Sunday 9 December 2007

The Irish Budget

Paddy Hackett: Hi

David McWilliams: Far from committing too much money to public projects, (as
much of the typically predictable commentary suggested this morning), he
didn't commit enough. He told us he was going to be ambitious, but he
bottled it (against his political instincts).

Yesterday was the day to tell the cautious mandarins of the Department of
Finance where to go. It was time to borrow heavily. This is particularly
logical given his view that the housing recession will not spill over into
the real economy in any worrying way. If that is the case, than now is the
best time to borrow to fund desperately needed new infrastructure...

Paddy Hackett: David has repeatedly made claims that the national economy of
the Irish Republic will suffer a hard landing yet he appears to be ironically
claiming in this current piece of his that the choices made by the Minister for
Finance can make a difference to the future state of the economy --hard or
soft landing.

It is questionable as to whether the Government should have taken up the
slack, as David would have it, by borrowing money on a significantly larger
scale to pour into the economy for capital projects. At the moment it is not
clear as to what the condition of the world economy is. Furthermore even if
this were clear the world economy (including here the Irish economy) may not
have progressed along its cycle sufficiently to render appropriate a very
large injection of funds into the national economy. Timing is of the utmost
importance here.

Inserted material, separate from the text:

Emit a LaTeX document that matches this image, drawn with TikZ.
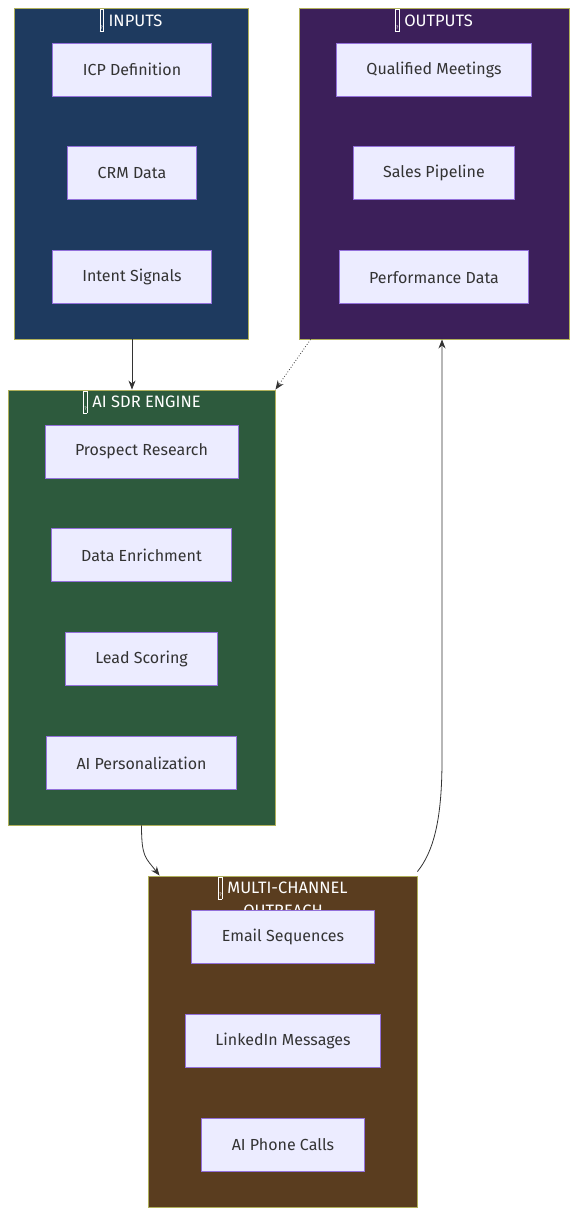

If the economic downturn is far from bottoming out then a
mega injection of capital may not create the conditions for recovery.Then
too there are the constraints that the European Commission may impose
on the small Irish economy.

Generally it is just not clear as to what is the current condition of the
world economy particularly its more powerful components (the US). How then
can it be said what kind of interventionism is appropriate by the Irish
state? Given the uncertainities prevailing the present budget was probably
the best action the Irish bourgeois state could take as a means of coping
with the current economic contraction.

If it was a matter of throwing copious volumes of money at the problem of
economic downturns, recessions and depressions then it would follow
that they need never, in effect, exist anywhere in the capitalist world. But
this cannot be since the nature of economic downturn has a deeper and
more complex cause located in the contradictory nature of the valorisation
process itself.

Overall the coalition government has probably done, budgetwise, as best
a job as they could concerning the immediate present in expressing the
interests of the capitalist class and capitalism itself.